### [YOUR OBJECTIVE]
Retype only what runs from the beginning of the data through the line with "0.24, 0.02, 3.55]"; please omit the pictures and keep every line exact.

(Plotting code records)
----
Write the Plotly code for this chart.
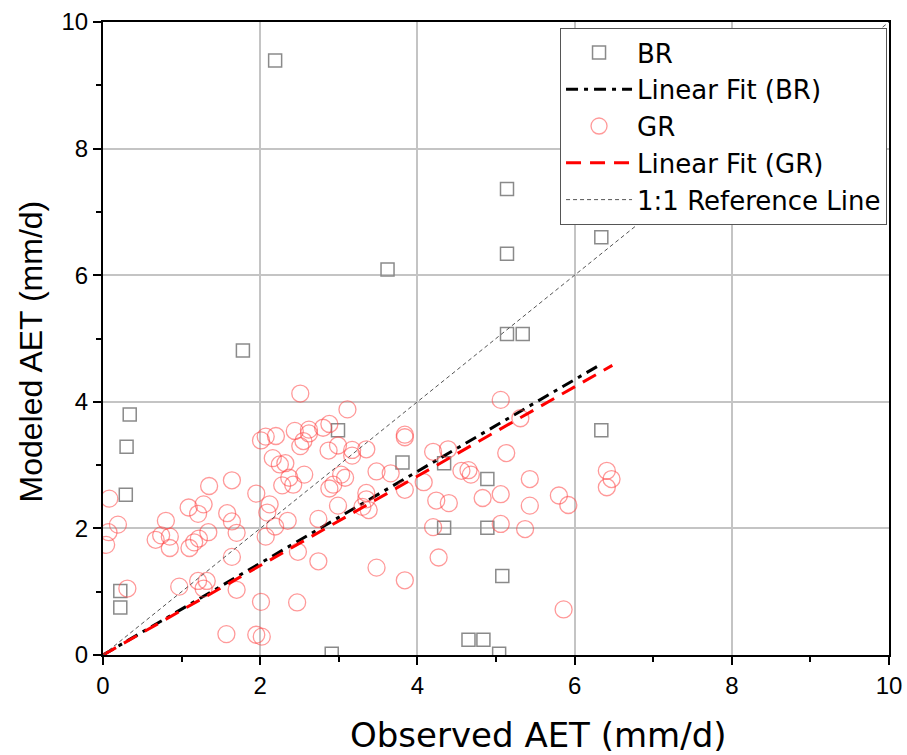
import plotly.graph_objects as go

# ---- Data ----
br_x = [2.19, 1.78, 3.62, 5.14, 5.14, 5.14, 5.34, 6.34, 0.34, 0.30, 0.29, 0.22, 0.22,
        2.91, 2.99, 3.81, 4.34, 4.89, 4.34, 4.89, 5.08, 4.65, 4.84, 5.04, 6.34]
br_y = [9.39, 4.81, 6.09, 7.36, 6.34, 5.07, 5.07, 6.60, 3.80, 3.29, 2.53, 1.01, 0.75,
        0.02, 3.55, 3.04, 3.03, 2.78, 2.01, 2.01, 1.25, 0.24, 0.24, 0.02, 3.55]

gr_x = [0.04, 0.07, 0.08, 0.19, 0.31,
        0.67, 0.74, 0.80, 0.85, 0.85, 0.97,
        1.09, 1.21, 1.28, 1.35, 1.10, 1.16, 1.22, 1.34, 1.21, 1.32, 1.28,
        1.64, 1.58, 1.64, 1.70, 1.64, 1.70, 1.57,
        1.95, 2.01, 2.07, 2.20, 2.12, 2.09, 2.19, 2.07, 2.01, 1.95, 2.02,
        2.16, 2.25, 2.32, 2.37, 2.42, 2.28, 2.35, 2.44, 2.51, 2.55, 2.51, 2.48, 2.47, 2.56,
        2.62, 2.62, 2.80, 2.88, 2.87, 2.99, 2.74, 2.74, 2.93, 2.88, 2.99, 3.03, 3.08,
        3.11, 3.17, 3.17, 3.35, 3.35, 3.35, 3.30, 3.38,
        3.48, 3.66, 3.84, 3.84, 3.84, 4.08, 4.20, 4.39, 4.24, 4.40, 4.20, 4.27, 3.48, 3.84,
        4.56, 4.65, 4.68, 4.83, 5.06, 5.06, 5.13, 5.06, 5.31, 5.43, 5.43, 5.37,
        5.80, 5.92, 5.86, 6.41, 6.47, 6.41]
gr_y = [1.74, 1.94, 2.47, 2.06, 1.05,
        1.82, 1.89, 2.12, 1.87, 1.69, 1.08,
        2.33, 2.23, 2.38, 2.67, 1.69, 1.78, 1.84, 1.94, 1.17, 1.17, 1.05,
        2.76, 2.24, 2.11, 1.93, 1.55, 1.03, 0.33,
        2.55, 3.39, 3.45, 3.46, 2.38, 2.25, 2.03, 1.87, 0.84, 0.32, 0.29,
        3.11, 3.01, 3.03, 2.80, 2.69, 2.68, 2.12, 3.54, 3.30, 3.38, 4.13, 1.63, 0.83, 2.85,
        3.56, 3.50, 3.59, 3.65, 3.23, 3.31, 2.15, 1.48, 2.69, 2.63, 2.36, 2.85, 2.80,
        3.88, 3.24, 3.15, 3.25, 2.56, 2.46, 2.34, 2.29,
        2.90, 2.87, 2.61, 3.48, 3.44, 2.73, 3.21, 3.25, 2.44, 2.40, 2.02, 1.54, 1.38, 1.18,
        2.91, 2.92, 2.85, 2.48, 2.54, 2.07, 3.19, 4.03, 3.74, 2.78, 2.36, 1.99,
        2.52, 2.37, 0.72, 2.91, 2.78, 2.65]

# Linear fits (through origin), slope and x-extent
br_fit_slope = 0.725
br_fit_xmax = 6.32
gr_fit_slope = 0.706
gr_fit_xmax = 6.48
ref_range = [0, 10]

x_ticks = [0, 2, 4, 6, 8, 10]
y_ticks = [0, 2, 4, 6, 8, 10]

x_title = "Observed AET (mm/d)"
y_title = "Modeled AET (mm/d)"

FONT = "Liberation Sans, Arial, sans-serif"
WIDE = "DejaVu Sans, Liberation Sans, sans-serif"

fig = go.Figure()
fig.add_trace(go.Scatter(
    x=br_x, y=br_y, mode="markers", name="BR",
    marker=dict(symbol="square-open", size=13, color="#8a8a8a", line=dict(width=1.5, color="#8a8a8a")),
))
fig.add_trace(go.Scatter(
    x=[0, br_fit_xmax], y=[0, br_fit_slope * br_fit_xmax], mode="lines", name="Linear Fit (BR)",
    line=dict(color="black", width=3, dash="12px,6px,4px,6px"),
))
fig.add_trace(go.Scatter(
    x=gr_x, y=gr_y, mode="markers", name="GR",
    marker=dict(symbol="circle-open", size=17, color="rgba(255,70,70,0.55)", line=dict(width=1.3, color="rgba(255,70,70,0.55)")),
))
fig.add_trace(go.Scatter(
    x=[0, gr_fit_xmax], y=[0, gr_fit_slope * gr_fit_xmax], mode="lines", name="Linear Fit (GR)",
    line=dict(color="red", width=3, dash="15px,9px"),
))
fig.add_trace(go.Scatter(
    x=ref_range, y=ref_range, mode="lines", name="1:1 Reference Line",
    line=dict(color="#555555", width=1, dash="4px,3px"),
))

axis_common = dict(
    range=[0, 10], showline=True, linecolor="black", linewidth=2, mirror=True,
    ticks="outside", ticklen=8, tickwidth=2, tickcolor="black",
    showgrid=True, gridcolor="#c4c4c4", gridwidth=1.5, zeroline=False,
    tickfont=dict(family=FONT, size=24, color="black"),
    minor=dict(ticks="outside", ticklen=5, tickwidth=2, tickcolor="black", dtick=1, showgrid=False),
    automargin=False,
)

fig.update_layout(
    width=907, height=755,
    margin=dict(l=103, r=18, t=22, b=100, autoexpand=False),
    plot_bgcolor="white", paper_bgcolor="white",
    font=dict(family=FONT, color="black"),
    showlegend=True,
    legend=dict(
        x=0.9975, y=0.9905, xanchor="right", yanchor="top",
        bgcolor="white", bordercolor="#555555", borderwidth=1,
        font=dict(family=WIDE, size=26, color="black"),
        tracegroupgap=0, itemwidth=66,
    ),
    xaxis=dict(tickvals=x_ticks, ticktext=[str(v) for v in x_ticks], **axis_common),
    yaxis=dict(tickvals=y_ticks, ticktext=[str(v) for v in y_ticks], **axis_common),
    annotations=[
        dict(text=x_title, xref="paper", yref="paper", x=0.5547, y=-0.1264,
             xanchor="center", yanchor="middle", showarrow=False,
             font=dict(family=WIDE, size=34, color="black")),
        dict(text=y_title, xref="paper", yref="paper", x=-0.0916, y=0.4795,
             xanchor="center", yanchor="middle", showarrow=False, textangle=-90,
             font=dict(family=FONT, size=32, color="black")),
    ],
)

fig.write_html("out.html")
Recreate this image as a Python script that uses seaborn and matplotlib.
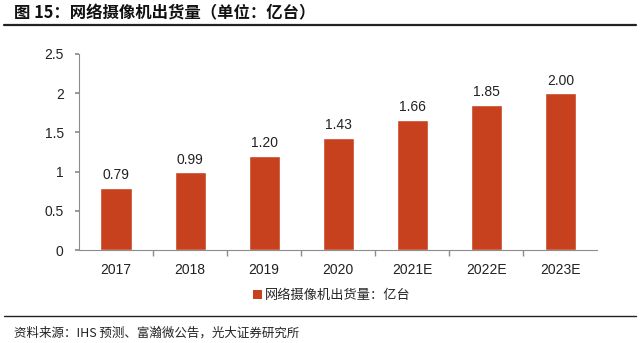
import matplotlib
matplotlib.use("Agg")
import matplotlib.pyplot as plt
import seaborn as sns
import pandas as pd
from matplotlib.lines import Line2D
from matplotlib.patches import Patch

years = ["2017", "2018", "2019", "2020", "2021E", "2022E", "2023E"]
shipments = [0.79, 0.99, 1.20, 1.43, 1.66, 1.85, 2.00]
yticks = [0, 0.5, 1, 1.5, 2, 2.5]
ytick_labels = ["0", "0.5", "1", "1.5", "2", "2.5"]
series_name = "网络摄像机出货量：亿台"
title = "图 15：网络摄像机出货量（单位：亿台）"
source = "资料来源：IHS 预测、富瀚微公告，光大证券研究所"

sns.set_theme(style="white")
plt.rcParams['font.family'] = ['Liberation Sans', 'Noto Sans CJK SC', 'DejaVu Sans']

df = pd.DataFrame({"year": years, "value": shipments})
bar_color = "#C8411F"
axis_color = "#8C8C8C"

fig = plt.figure(figsize=(6.4, 3.43), dpi=100)
ax = fig.add_axes([0.1234, 0.271, 0.810, 0.572])
sns.barplot(data=df, x="year", y="value", color=bar_color, width=0.42, ax=ax, saturation=1)

ax.set_ylim(0, 2.5)
ax.set_xlim(-0.5, len(years) - 0.5)
ax.set_yticks(yticks)
ax.set_yticklabels(ytick_labels)
ax.set_xlabel("")
ax.set_ylabel("")
for s in ["top", "right"]:
    ax.spines[s].set_visible(False)
for s in ["left", "bottom"]:
    ax.spines[s].set_color(axis_color)
    ax.spines[s].set_linewidth(0.8)
ax.tick_params(axis="y", which="both", left=True, length=3, color=axis_color, labelsize=10, pad=8, labelcolor="#222222")
ax.tick_params(axis="x", which="major", bottom=False, labelsize=10, pad=3, labelcolor="#222222")
ax.set_xticks([i + 0.5 for i in range(len(years) - 1)], minor=True)
ax.tick_params(axis="x", which="minor", bottom=True, length=4, color=axis_color)

for cont in ax.containers:
    ax.bar_label(cont, labels=[f"{v:.2f}" for v in shipments], padding=4, fontsize=10, color="#222222")

handle = Patch(facecolor=bar_color, edgecolor="none")
leg = fig.legend([handle], [series_name], loc="center", bbox_to_anchor=(0.518, 0.138),
                 frameon=False, handlelength=0.7, handleheight=0.7, handletextpad=0.2,
                 prop={"family": ["Noto Sans CJK SC", "DejaVu Sans"], "size": 9.5})

fig.text(0.022, 0.962, title, fontsize=11.8, fontweight="bold", va="center", ha="left",
         family=["Noto Sans CJK SC", "DejaVu Sans"], color="#111111")
fig.add_artist(Line2D([0.006, 0.994], [0.928, 0.928], color="#222222", linewidth=1.6))
fig.add_artist(Line2D([0.006, 0.994], [0.079, 0.079], color="#222222", linewidth=1.0))
fig.text(0.022, 0.03, source, fontsize=9, va="center", ha="left",
         family=["Noto Sans CJK SC", "DejaVu Sans"], color="#222222")

fig.savefig("out.png", dpi=100)
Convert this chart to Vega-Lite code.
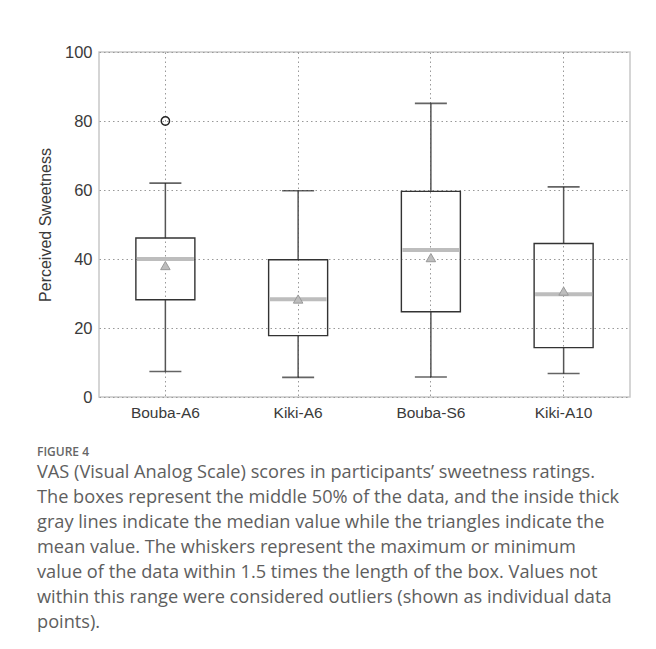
{
  "$schema": "https://vega.github.io/schema/vega-lite/v6.json",
  "width": 531,
  "height": 345,
  "autosize": "none",
  "padding": {"left": 99, "top": 52, "right": 26, "bottom": 252},
  "background": "white",
  "config": {
    "view": {"stroke": "#c8c8c8", "strokeWidth": 1.5},
    "font": "Liberation Sans"
  },
  "title": {
    "text": "FIGURE 4",
    "subtitle": [
      "VAS (Visual Analog Scale) scores in participants’ sweetness ratings.",
      "The boxes represent the middle 50% of the data, and the inside thick",
      "gray lines indicate the median value while the triangles indicate the",
      "mean value. The whiskers represent the maximum or minimum",
      "value of the data within 1.5 times the length of the box. Values not",
      "within this range were considered outliers (shown as individual data",
      "points)."
    ],
    "orient": "bottom",
    "anchor": "start",
    "frame": "group",
    "dx": -62,
    "offset": 26,
    "font": "Open Sans",
    "fontSize": 12,
    "fontWeight": 600,
    "color": "#666666",
    "subtitleFont": "Open Sans",
    "subtitleFontSize": 18.2,
    "subtitleColor": "#5e5e5e",
    "subtitleLineHeight": 25,
    "subtitlePadding": 5
  },
  "datasets": {
    "stats": [
      {"group": "Bouba-A6", "lo": 7.4, "q1": 28.2, "median": 40, "q3": 46.1, "hi": 62, "mean": 38.1},
      {"group": "Kiki-A6", "lo": 5.7, "q1": 17.8, "median": 28.3, "q3": 39.8, "hi": 59.8, "mean": 28.4},
      {"group": "Bouba-S6", "lo": 5.8, "q1": 24.7, "median": 42.6, "q3": 59.6, "hi": 85.1, "mean": 40.4},
      {"group": "Kiki-A10", "lo": 6.8, "q1": 14.3, "median": 29.8, "q3": 44.5, "hi": 60.9, "mean": 30.7}
    ],
    "outliers": [
      {"group": "Bouba-A6", "value": 80}
    ]
  },
  "data": {"name": "stats"},
  "encoding": {
    "x": {
      "field": "group",
      "type": "nominal",
      "sort": null,
      "scale": {"domain": ["Bouba-A6", "Kiki-A6", "Bouba-S6", "Kiki-A10"], "paddingInner": 0, "paddingOuter": 0},
      "axis": {
        "title": null,
        "labelAngle": 0,
        "labelFontSize": 15.5,
        "labelColor": "#3a3a3a",
        "labelPadding": 8,
        "ticks": false,
        "domain": false,
        "grid": true,
        "bandPosition": 0.5,
        "gridDash": [1.5, 3],
        "gridColor": "#999999",
        "gridWidth": 1
      }
    }
  },
  "layer": [
    {
      "mark": {"type": "rule", "color": "#555555", "strokeWidth": 1.5},
      "encoding": {
        "y": {
          "field": "lo",
          "type": "quantitative",
          "title": "Perceived Sweetness",
          "scale": {"domain": [0, 100], "nice": false},
          "axis": {
            "titleFontSize": 16,
            "titleFontWeight": "normal",
            "titleColor": "#3a3a3a",
            "titlePadding": 11,
            "values": [0, 20, 40, 60, 80, 100],
            "labelFontSize": 16.5,
            "labelColor": "#3a3a3a",
            "labelPadding": 7,
            "ticks": false,
            "domain": false,
            "grid": true,
            "gridDash": [1.5, 3],
            "gridColor": "#999999",
            "gridWidth": 1
          }
        },
        "y2": {"field": "q1"}
      }
    },
    {
      "mark": {"type": "rule", "color": "#555555", "strokeWidth": 1.5},
      "encoding": {
        "y": {"field": "q3", "type": "quantitative", "title": "Perceived Sweetness"},
        "y2": {"field": "hi"}
      }
    },
    {
      "mark": {"type": "tick", "color": "#222222", "size": 32, "thickness": 1.6},
      "encoding": {
        "y": {"field": "lo", "type": "quantitative", "title": "Perceived Sweetness"}
      }
    },
    {
      "mark": {"type": "tick", "color": "#222222", "size": 32, "thickness": 1.6},
      "encoding": {
        "y": {"field": "hi", "type": "quantitative", "title": "Perceived Sweetness"}
      }
    },
    {
      "mark": {"type": "bar", "size": 59, "fill": "white", "fillOpacity": 0, "stroke": "#333333", "strokeWidth": 1.4},
      "encoding": {
        "y": {"field": "q1", "type": "quantitative", "title": "Perceived Sweetness"},
        "y2": {"field": "q3"}
      }
    },
    {
      "mark": {"type": "tick", "color": "#bdbdbd", "size": 57, "thickness": 4, "opacity": 1},
      "encoding": {
        "y": {"field": "median", "type": "quantitative", "title": "Perceived Sweetness"}
      }
    },
    {
      "mark": {"type": "point", "shape": "triangle-up", "size": 90, "filled": true, "fill": "#bdbdbd", "stroke": "#999999", "strokeWidth": 1, "opacity": 1},
      "encoding": {
        "y": {"field": "mean", "type": "quantitative", "title": "Perceived Sweetness"}
      }
    },
    {
      "data": {"name": "outliers"},
      "mark": {"type": "point", "shape": "circle", "size": 70, "filled": false, "stroke": "#222222", "strokeWidth": 1.4, "opacity": 1},
      "encoding": {
        "y": {"field": "value", "type": "quantitative", "title": "Perceived Sweetness"}
      }
    }
  ]
}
----
### [RESULT OF THE TASK]
Write the Plotly code for this chart.
import plotly.graph_objects as go

# ---- Data ----
br_x = [2.19, 1.78, 3.62, 5.14, 5.14, 5.14, 5.34, 6.34, 0.34, 0.30, 0.29, 0.22, 0.22,
        2.91, 2.99, 3.81, 4.34, 4.89, 4.34, 4.89, 5.08, 4.65, 4.84, 5.04, 6.34]
br_y = [9.39, 4.81, 6.09, 7.36, 6.34, 5.07, 5.07, 6.60, 3.80, 3.29, 2.53, 1.01, 0.75,
        0.02, 3.55, 3.04, 3.03, 2.78, 2.01, 2.01, 1.25, 0.24, 0.24, 0.02, 3.55]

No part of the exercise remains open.